I am often asked ‘where is the best place to locate a Knowledge Management function?’ From my own experience on KM programmes I have observed that the organisational arrangements can have a significant impact upon achieving the desired level of adoption.
Typically, there are a number of options for ‘reporting lines’ for Knowledge Management. The option chosen is often determined by where the biggest business need has first been identified. Or sometimes it can simply be the result of an executive manager being given the responsibility to drive KM.
Common areas from where KM might be led are:
- Human Resource or Talent Management function; supporting for example, capability development, training, succession planning, or mentoring programmes.
- IT or Information Management function; where a KM team might have responsibility for bedding in document and records management systems, or co-ordinating the company intranet and adoption of collaboration tools.
- Technical specialist departments; facilitating, for example, the introduction of communities of practice for sharing and developing a technical knowledge base.
- Sales and Marketing function; deploying KM directed at customer and business intelligence, bid management or improving consistency of service delivery.
- Programme or Project Management function; improving lessons learned processes.
Another approach can be to set up KM act as a separate function altogether, providing knowledge services that are called upon by areas of the organisation as required.

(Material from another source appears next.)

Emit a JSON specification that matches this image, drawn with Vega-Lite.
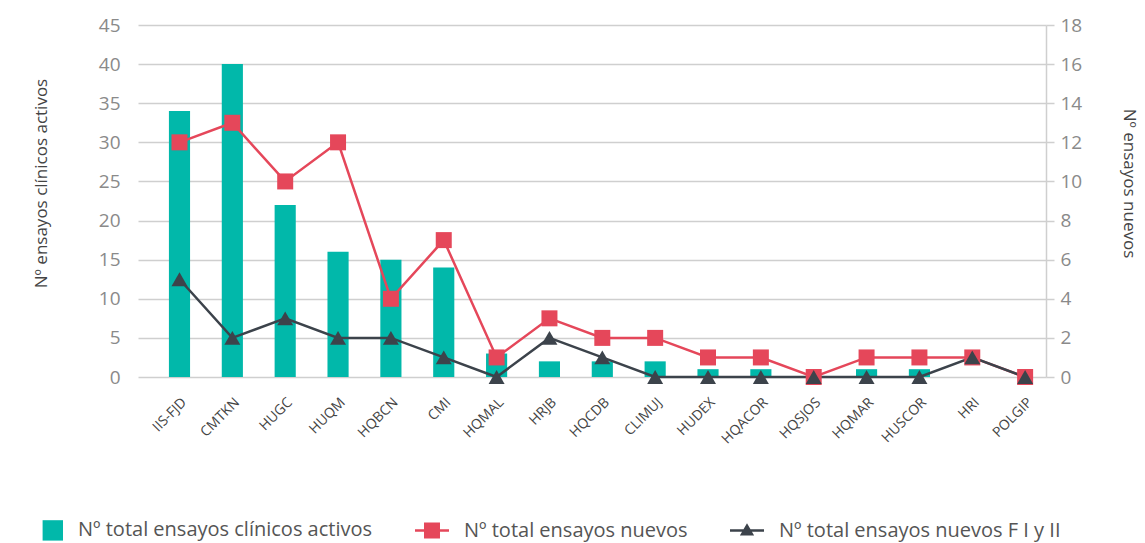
{
  "$schema": "https://vega.github.io/schema/vega-lite/v6.json",
  "width": 908,
  "height": 352,
  "autosize": {"type": "none"},
  "padding": {"left": 138, "top": 25, "right": 99, "bottom": 166},
  "config": {"view": {"stroke": null}, "font": "Open Sans"},
  "data": {
    "values": [
      {"centro": "IIS-FJD", "activos": 34, "nuevos": 12, "nuevosF": 5},
      {"centro": "CMTKN", "activos": 40, "nuevos": 13, "nuevosF": 2},
      {"centro": "HUGC", "activos": 22, "nuevos": 10, "nuevosF": 3},
      {"centro": "HUQM", "activos": 16, "nuevos": 12, "nuevosF": 2},
      {"centro": "HQBCN", "activos": 15, "nuevos": 4, "nuevosF": 2},
      {"centro": "CMI", "activos": 14, "nuevos": 7, "nuevosF": 1},
      {"centro": "HQMAL", "activos": 3, "nuevos": 1, "nuevosF": 0},
      {"centro": "HRJB", "activos": 2, "nuevos": 3, "nuevosF": 2},
      {"centro": "HQCDB", "activos": 2, "nuevos": 2, "nuevosF": 1},
      {"centro": "CLIMUJ", "activos": 2, "nuevos": 2, "nuevosF": 0},
      {"centro": "HUDEX", "activos": 1, "nuevos": 1, "nuevosF": 0},
      {"centro": "HQACOR", "activos": 1, "nuevos": 1, "nuevosF": 0},
      {"centro": "HQSJOS", "activos": 0, "nuevos": 0, "nuevosF": 0},
      {"centro": "HQMAR", "activos": 1, "nuevos": 1, "nuevosF": 0},
      {"centro": "HUSCOR", "activos": 1, "nuevos": 1, "nuevosF": 0},
      {"centro": "HRI", "activos": 0, "nuevos": 1, "nuevosF": 1},
      {"centro": "POLGIP", "activos": 0, "nuevos": 0, "nuevosF": 0}
    ]
  },
  "layer": [
    {
      "mark": {"type": "bar"},
      "encoding": {
        "x": {
          "field": "centro", "type": "nominal", "sort": null,
          "scale": {"paddingInner": 0.6, "paddingOuter": 0.39, "align": 0.75},
          "axis": {"title": null, "labelAngle": -45, "labelFontSize": 14, "labelColor": "#444", "domain": false, "ticks": false, "labelPadding": 18, "grid": false}
        },
        "y": {
          "field": "activos", "type": "quantitative",
          "scale": {"domain": [0, 45], "nice": false},
          "axis": {
            "orient": "left", "title": "Nº ensayos clínicos activos",
            "values": [0, 5, 10, 15, 20, 25, 30, 35, 40, 45],
            "domain": false, "ticks": false, "labelPadding": 18,
            "labelFontSize": 19, "labelColor": "#8a8a8a", "labelOverlap": false, "labelBound": false,
            "grid": true, "gridColor": "#cfcfcf", "gridWidth": 1.5,
            "titleFontSize": 17, "titleFontWeight": "normal", "titleColor": "#444",
            "titlePadding": 48, "titleY": 158
          }
        },
        "color": {
          "datum": "activos", "type": "nominal", "title": null,
          "scale": {"domain": ["activos", "nuevos", "nuevosF"], "range": ["#01b8aa", "#e5475a", "#3c434b"]},
          "legend": {
            "title": null, "orient": "none", "direction": "horizontal", "columns": 3,
            "legendX": -109, "legendY": 488, "padding": 0,
            "symbolSize": 1156, "symbolStrokeWidth": 0, "symbolOpacity": 1, "symbolType": "square",
            "labelFontSize": 20, "labelColor": "#555", "labelOffset": 15, "columnPadding": 42,
            "labelLimit": 400,
            "labelExpr": "datum.value === 'activos' ? 'Nº total ensayos clínicos activos' : datum.value === 'nuevos' ? 'Nº total ensayos nuevos' : 'Nº total ensayos nuevos F I y II'",
            "encode": {
              "symbols": {
                "update": {
                  "shape": {"signal": "datum.value === 'activos' ? 'M-0.2,-0.6H1V0.6H-0.2Z' : datum.value === 'nuevos' ? 'M-1,-0.07H1V0.07H-1Z M-0.47,-0.47H0.47V0.47H-0.47Z' : 'M-1,-0.07H1V0.07H-1Z M-0.42,0.3L0,-0.42L0.42,0.3Z'"},
                  "fill": {"scale": "color", "field": "value"},
                  "strokeWidth": {"value": 0},
                  "opacity": {"value": 1}
                }
              }
            }
          }
        }
      }
    },
    {
      "transform": [{"fold": ["nuevos", "nuevosF"], "as": ["serie", "valor"]}],
      "layer": [
        {
          "mark": {"type": "line", "strokeWidth": 2.5},
          "encoding": {
            "x": {"field": "centro", "type": "nominal", "sort": null},
            "y": {
              "field": "valor", "type": "quantitative",
              "scale": {"domain": [0, 18], "nice": false},
              "axis": {
                "orient": "right", "title": "Nº ensayos nuevos",
                "values": [0, 2, 4, 6, 8, 10, 12, 14, 16, 18],
                "labelOverlap": false, "labelBound": false,
                "grid": false, "domain": true, "domainColor": "#cfcfcf", "domainWidth": 1.5,
                "ticks": true, "tickColor": "#cfcfcf", "tickWidth": 1.5, "tickSize": 8,
                "labelPadding": 6, "labelFontSize": 19, "labelColor": "#8a8a8a",
                "titleFontSize": 17, "titleFontWeight": "normal", "titleColor": "#444",
                "titlePadding": 38, "titleY": 158
              }
            },
            "color": {"field": "serie", "type": "nominal", "title": null},
            "detail": {"field": "serie"}
          }
        },
        {
          "mark": {"type": "point", "filled": true, "opacity": 1},
          "encoding": {
            "x": {"field": "centro", "type": "nominal", "sort": null},
            "y": {
              "field": "valor", "type": "quantitative",
              "axis": {
                "orient": "right", "title": "Nº ensayos nuevos",
                "values": [0, 2, 4, 6, 8, 10, 12, 14, 16, 18],
                "labelOverlap": false, "labelBound": false,
                "grid": false, "domain": true, "domainColor": "#cfcfcf", "domainWidth": 1.5,
                "ticks": true, "tickColor": "#cfcfcf", "tickWidth": 1.5, "tickSize": 8,
                "labelPadding": 6, "labelFontSize": 19, "labelColor": "#8a8a8a",
                "titleFontSize": 17, "titleFontWeight": "normal", "titleColor": "#444",
                "titlePadding": 38, "titleY": 158
              }
            },
            "color": {"field": "serie", "type": "nominal", "title": null},
            "shape": {
              "field": "serie", "type": "nominal",
              "scale": {"domain": ["nuevos", "nuevosF"], "range": ["square", "triangle-up"]},
              "legend": null
            },
            "size": {"value": 256}
          }
        }
      ]
    }
  ],
  "resolve": {"scale": {"y": "independent"}}
}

There are pros and cons to each of these options. Associating Knowledge Management with a single function can limit company-wide uptake. Equally, building KM as a separate function can limit its impact if there is insufficient pull from the business.

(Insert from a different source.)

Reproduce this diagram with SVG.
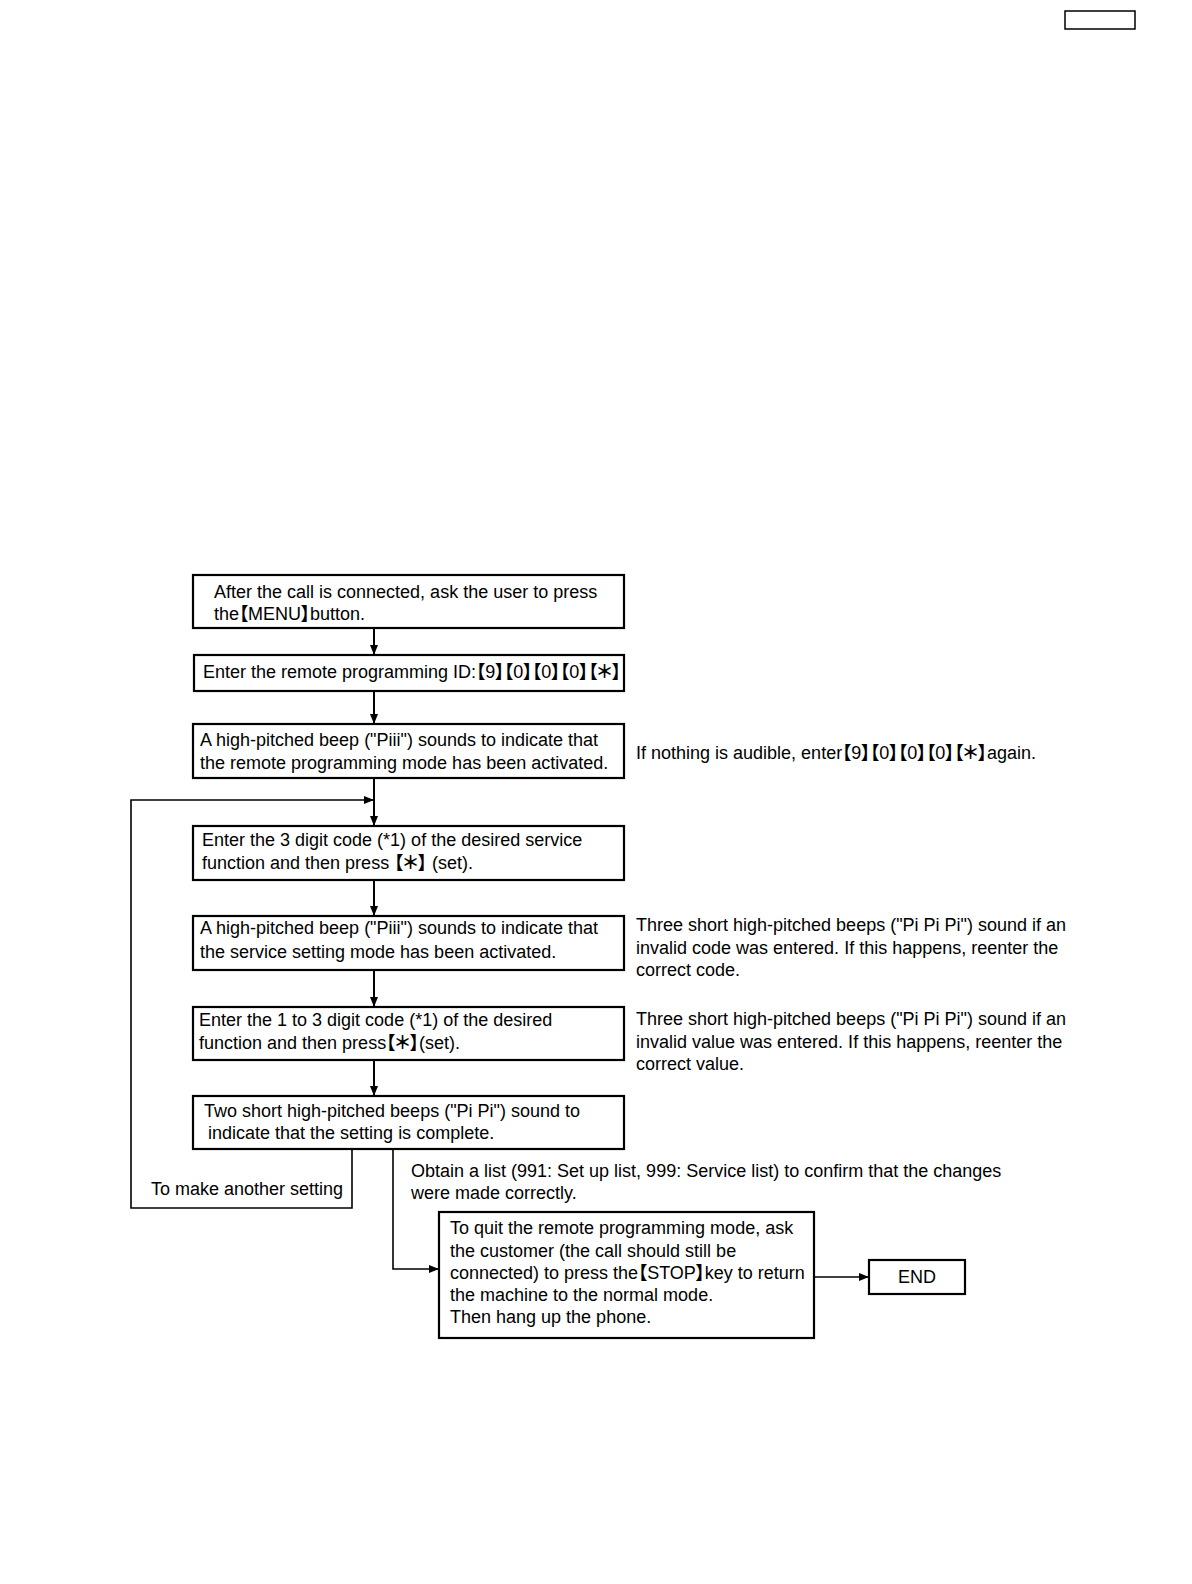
<svg xmlns="http://www.w3.org/2000/svg" width="1192" height="1584" viewBox="0 0 1192 1584">
<defs>
<marker id="ah" markerUnits="userSpaceOnUse" markerWidth="10" markerHeight="8" refX="10" refY="4" orient="auto">
<path d="M0,0 L10,4 L0,8 Z" fill="#000"/>
</marker>
<style>
.box{fill:#fff;stroke:#000;stroke-width:2.2}
.t{font-family:"Liberation Sans",Arial,"Noto Sans CJK JP",sans-serif;font-size:18px;fill:#000;text-spacing-trim:space-all}
.k{font-family:"Noto Sans CJK JP",sans-serif;font-weight:bold;font-feature-settings:"palt" 1}
.c{fill:none;stroke:#000;stroke-width:2}
.c1{fill:none;stroke:#000;stroke-width:1.6}
</style>
</defs>
<rect width="1192" height="1584" fill="#fff"/>
<g id="corner"><rect x="1065" y="11" width="70" height="18" fill="none" stroke="#000" stroke-width="1.5"/></g>
<g id="connectors">
<line class="c" x1="374" y1="628" x2="374" y2="655" marker-end="url(#ah)"/>
<line class="c" x1="374" y1="691" x2="374" y2="724" marker-end="url(#ah)"/>
<line class="c" x1="374" y1="778" x2="374" y2="826" marker-end="url(#ah)"/>
<line class="c" x1="374" y1="880" x2="374" y2="916" marker-end="url(#ah)"/>
<line class="c" x1="374" y1="970" x2="374" y2="1007" marker-end="url(#ah)"/>
<line class="c" x1="374" y1="1060" x2="374" y2="1096" marker-end="url(#ah)"/>
<polyline class="c1" points="352,1149 352,1208 131,1208 131,800 374,800" marker-end="url(#ah)"/>
<polyline class="c1" points="393,1149 393,1269 439,1269" marker-end="url(#ah)"/>
<line class="c1" x1="814" y1="1277" x2="869" y2="1277" marker-end="url(#ah)"/>
</g>
<g id="n1"><rect class="box" x="193" y="575" width="431" height="53"/>
<text class="t" x="214" y="598">After the call is connected, ask the user to press</text>
<text class="t" x="214" y="620">the<tspan class="k">【</tspan>MENU<tspan class="k">】</tspan>button.</text></g>
<g id="n2"><rect class="box" x="194" y="655" width="430" height="36"/>
<text class="t" x="203" y="678">Enter the remote programming ID:<tspan class="k">【</tspan>9<tspan class="k">】【</tspan>0<tspan class="k">】【</tspan>0<tspan class="k">】【</tspan>0<tspan class="k">】【＊】</tspan></text></g>
<g id="n3"><rect class="box" x="193" y="724" width="431" height="54"/>
<text class="t" x="200" y="746">A high-pitched beep ("Piii") sounds to indicate that</text>
<text class="t" x="200" y="769">the remote programming mode has been activated.</text></g>
<g id="note1"><text class="t" x="636" y="759">If nothing is audible, enter<tspan class="k">【</tspan>9<tspan class="k">】【</tspan>0<tspan class="k">】【</tspan>0<tspan class="k">】【</tspan>0<tspan class="k">】【＊】</tspan>again.</text></g>
<g id="n4"><rect class="box" x="193" y="826" width="431" height="54"/>
<text class="t" x="202" y="846">Enter the 3 digit code (*1) of the desired service</text>
<text class="t" x="202" y="869">function and then press <tspan class="k">【＊】</tspan> (set).</text></g>
<g id="n5"><rect class="box" x="193" y="916" width="431" height="54"/>
<text class="t" x="200" y="934">A high-pitched beep ("Piii") sounds to indicate that</text>
<text class="t" x="200" y="958">the service setting mode has been activated.</text></g>
<g id="note2">
<text class="t" x="636" y="931">Three short high-pitched beeps ("Pi Pi Pi") sound if an</text>
<text class="t" x="636" y="954">invalid code was entered. If this happens, reenter the</text>
<text class="t" x="636" y="976">correct code.</text></g>
<g id="n6"><rect class="box" x="193" y="1007" width="431" height="53"/>
<text class="t" x="199" y="1026">Enter the 1 to 3 digit code (*1) of the desired</text>
<text class="t" x="199" y="1049">function and then press<tspan class="k">【＊】</tspan>(set).</text></g>
<g id="note3">
<text class="t" x="636" y="1025">Three short high-pitched beeps ("Pi Pi Pi") sound if an</text>
<text class="t" x="636" y="1048">invalid value was entered. If this happens, reenter the</text>
<text class="t" x="636" y="1070">correct value.</text></g>
<g id="n7"><rect class="box" x="193" y="1096" width="431" height="53"/>
<text class="t" x="204" y="1117">Two short high-pitched beeps ("Pi Pi") sound to</text>
<text class="t" x="208" y="1139">indicate that the setting is complete.</text></g>
<g id="lbl-loop"><text class="t" x="151" y="1195">To make another setting</text></g>
<g id="lbl-list">
<text class="t" x="411" y="1177">Obtain a list (991: Set up list, 999: Service list) to confirm that the changes</text>
<text class="t" x="411" y="1199">were made correctly.</text></g>
<g id="n8"><rect class="box" x="439" y="1212" width="375" height="126"/>
<text class="t" x="450" y="1234">To quit the remote programming mode, ask</text>
<text class="t" x="450" y="1257">the customer (the call should still be</text>
<text class="t" x="450" y="1279">connected) to press the<tspan class="k">【</tspan>STOP<tspan class="k">】</tspan>key to return</text>
<text class="t" x="450" y="1301">the machine to the normal mode.</text>
<text class="t" x="450" y="1323">Then hang up the phone.</text></g>
<g id="end"><rect class="box" x="869" y="1260" width="96" height="34"/>
<text class="t" x="917" y="1283" text-anchor="middle">END</text></g>
</svg>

Gaining traction for KM change will depend upon several factors. The existence of influential senior level sponsors is an important factor; as is a clear alignment with the overall business objectives. For change to happen KM must ultimately be identified as delivering real value.
It is also important to acknowledge that the locus of KM may change over time; as the organisation itself undergoes a transformation, or when business priorities shift.

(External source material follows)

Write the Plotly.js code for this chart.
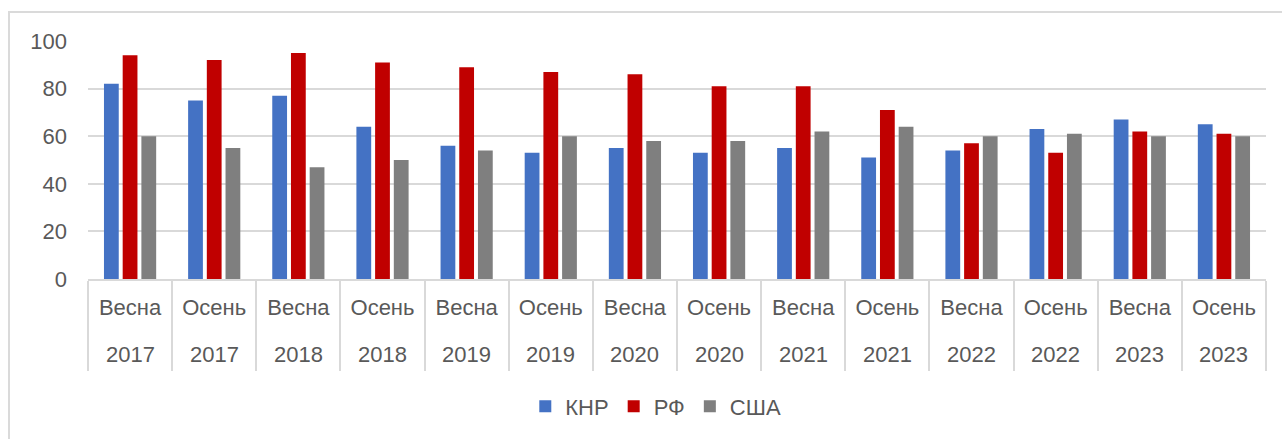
<!DOCTYPE html>
<html>
<head>
<meta charset="utf-8">
<script src="https://cdn.plot.ly/plotly-3.0.1.min.js"></script>
<style>
  body { margin: 0; background: #fff; overflow: hidden; }
  #chart { width: 1282px; height: 439px; position: absolute; left: 0; top: 0; }
  #frame { position: absolute; left: 8px; top: 11px; width: 1400px; height: 600px;
           border: 2px solid #dadada; pointer-events: none; }
</style>
</head>
<body>
<div id="frame"></div>
<div id="chart"></div>
<script>
var seasons = ['Весна', 'Осень', 'Весна', 'Осень', 'Весна', 'Осень', 'Весна',
               'Осень', 'Весна', 'Осень', 'Весна', 'Осень', 'Весна', 'Осень'];
var years = ['2017', '2017', '2018', '2018', '2019', '2019', '2020',
             '2020', '2021', '2021', '2022', '2022', '2023', '2023'];

var china = [82, 75, 77, 64, 56, 53, 55, 53, 55, 51, 54, 63, 67, 65];
var russia = [94, 92, 95, 91, 89, 87, 86, 81, 81, 71, 57, 53, 62, 61];
var usa = [60, 55, 47, 50, 54, 60, 58, 58, 62, 64, 60, 61, 60, 60];

var yTicks = [0, 20, 40, 60, 80, 100];

// one category per period, season shown on the tick, year as annotation below
var cats = seasons.map(function(s, i) { return s + ' ' + years[i]; });

var font = {family: 'Liberation Sans, Arial, sans-serif', size: 22, color: '#595959'};

function barTrace(name, values, color) {
    return {
        x: cats,
        y: values,
        type: 'bar',
        name: name,
        marker: {color: color}
    };
}

var data = [
    barTrace('КНР', china, '#4472C4'),
    barTrace('РФ', russia, '#C00000'),
    barTrace('США', usa, '#7F7F7F')
];

var yearNotes = cats.map(function(c, i) {
    return {
        x: c,
        y: 0,
        xref: 'x',
        yref: 'paper',
        yanchor: 'middle',
        yshift: -75,
        text: years[i],
        showarrow: false,
        font: font
    };
});

var layout = {
    width: 1282,
    height: 439,
    margin: {l: 88, r: 16, t: 41, b: 159.5},
    paper_bgcolor: 'rgba(0,0,0,0)',
    plot_bgcolor: 'rgba(0,0,0,0)',
    font: font,
    barmode: 'group',
    bargap: 0.333,
    bargroupgap: 0.21,
    xaxis: {
        type: 'category',
        tickvals: cats,
        ticktext: seasons,
        tickson: 'boundaries',
        ticks: 'outside',
        ticklen: 90,
        tickwidth: 2,
        tickcolor: '#d9d9d9',
        ticklabelstandoff: 8,
        showline: true,
        linecolor: '#d9d9d9',
        linewidth: 2,
        showgrid: false,
        tickfont: font
    },
    yaxis: {
        range: [0, 100],
        tickvals: yTicks,
        showgrid: true,
        gridcolor: '#d9d9d9',
        gridwidth: 2,
        zeroline: false,
        showline: false,
        ticks: '',
        ticklabelstandoff: 20,
        tickfont: font
    },
    showlegend: true,
    legend: {
        orientation: 'h',
        x: 0.482,
        xanchor: 'center',
        y: -0.535,
        yanchor: 'middle',
        font: font,
        itemwidth: 30
    },
    annotations: yearNotes
};

Plotly.newPlot('chart', data, layout, {staticPlot: true});
</script>
</body>
</html>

Knowledge Management arrangements on the Moorside Project
The KM arrangements at NuGen illustrate many of these issues. At the outset of the Moorside project the coordination of KM was established within the Design Authority function. There were specific business reasons for this. Managing design knowledge was to be a key enabler for NuGen in establishing and maintain the Design Authority capability. Furthermore, that capability had to be set up early in the programme in order to meet regulatory expectations as well as move forward on other early ‘critical path’ activities.
Within the nuclear industry there are regulations that place formal obligations on a nuclear licensee’s Design Authority (DA). The DA has responsibility for ensuring that a design knowledge base is established, preserved and expanded with experience. Additionally, the DA is responsible for ensuring that the knowledge of the design needed for safe plant operation and maintenance is available across the operating organisation.
The design knowledge base encompasses a broad range of data, information and knowledge. This includes, for example, design rationale and assumptions, experimental and research knowledge, functional and safety requirements, as well as learning from operating experience (both within the organisation and from the wider industry).
The priority to set up the DA capability and to establish a design knowledge base provided the initial rationale for the KM arrangements. However, it was acknowledged we needed to balance the specific Design Authority requirements with broader business needs for KM. To this end it was likely that the KM reporting line would change as the Moorside programme progressed. Human Resources or the Programme Management Office were areas that were considered as a longer-term home for KM.
The Knowledge Management strategic framework (outlined in the previous Blog) was set up from the outset to address both design knowledge management as well as the broader business requirements. For example, a ‘KM Steering Group’ was introduced as part of governance. This group would draw upon membership from across the business to help identify knowledge risks and priorities. Furthermore, each of the business functions were mandated, through the management system, to produce and maintain ‘KM Plans’ for their area.
So the question ‘where is the best place to locate a KM function?’ does not have a straightforward answer. Rather, it is specific to the business context and business needs of the organisation. As with any change initiative, the effectiveness of the Knowledge Management programme should be monitored to assess whether it is achieving its objectives. If an existing programme is not achieving the desired impact then changes to the reporting line for KM may be considered.